The Brookings report indicated that the gap in median income between whites and people of color shrank by about 18 percent from 2007 to 2017. In that category, that ranked Fresno 10th out of the 100 metropolitan areas nationwide included in the study, and tops among the 10 largest California metro areas.
Still, significant differences remain. “In 2007, the difference in median income between whites and people of color was about $20,000 a year,” Berube said. “By 2017, that had shrunk by about $3,500, to closer to $16,000, and that’s a reduction of about 18 percent.”
That remains a much larger gap than in many areas. “Directionally, the trend is good, but the level is still pretty pronounced,” Berube said. Because the figures consider all workers in the economy, Fresno’s figures may be skewed by workers in the agricultural industry who are typically working for much lower wages and working for only part of the year, he added.
A 5.8-percent increase in the number of workers whose earnings are at or below poverty level – less than 50 percent of the annual median income for the Fresno area – ranked the county near the bottom of the national ranking in that category — 95th out of 100. That’s worse than all but five metro areas in the nation and behind the other nine California metro areas.
That increase, Berube said, is an indicator that modest growth in productivity, jobs and wages aren’t necessarily spreading evenly among all levels of wage earners.
“If you look back 10 years … Fresno ranks around the middle of the pack on growth, prosperity or quality of the growth, output, number of jobs,” he said. “At best, it’s been a middling performer over a decade’s time.”
“Because it was already a lower-wage economy, the lack of growth and the quality of the job growth has shown up in continued struggles with poverty, median earnings and the share of adults in employment,” Berube added.
Fresno County’s poverty rate in 2017 was estimated at 25.4 percent, according to the U.S. Census Bureau.
Brookings’ one-year assessment of economic indicators from 2016 to 2017, however, may hint at a potentially brighter trend in which Fresno ranks among the highest metro areas in the nation in the percentage change in median earnings and changes in the employment rate.

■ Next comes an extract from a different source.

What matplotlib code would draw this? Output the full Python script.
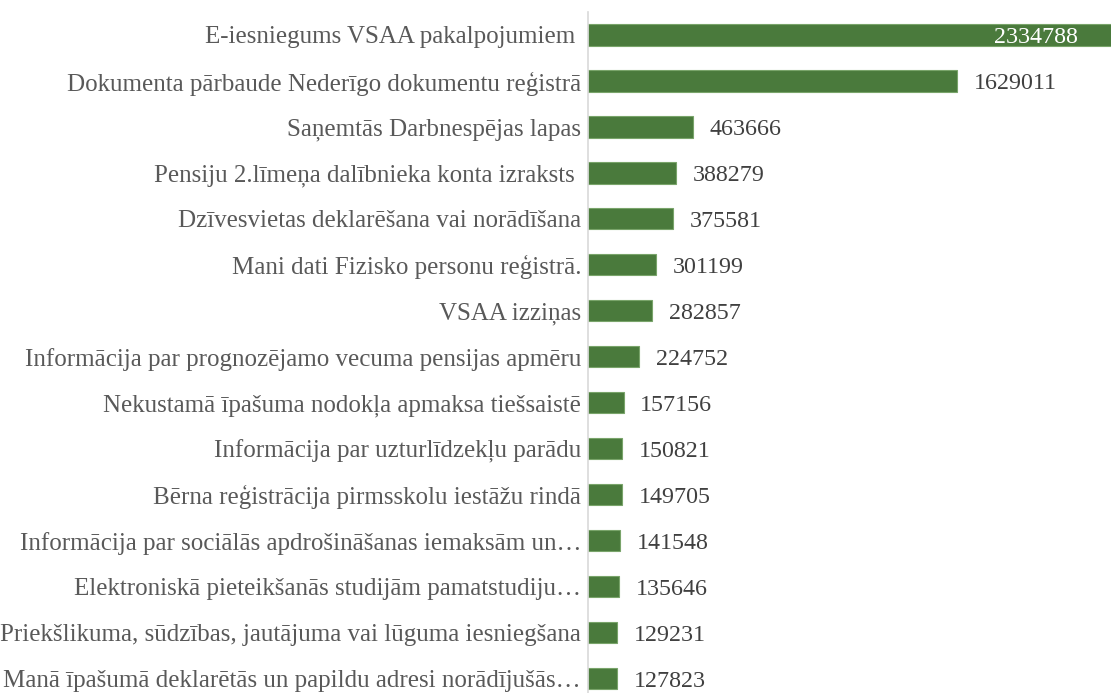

“If you look at median earnings, with a 7.6 percent jump, that’s one of the largest nationally,” Berube said. “What that reflects is about a $2,000 (per year) increase in the median. That’s lower than a lot of other places, but it’s significant and shows up as such a huge change because earnings have been so low” in Fresno.
While year-to-year figures can be volatile, “the trendline for Fresno is positive,” he added. “It’s going in the right direction.”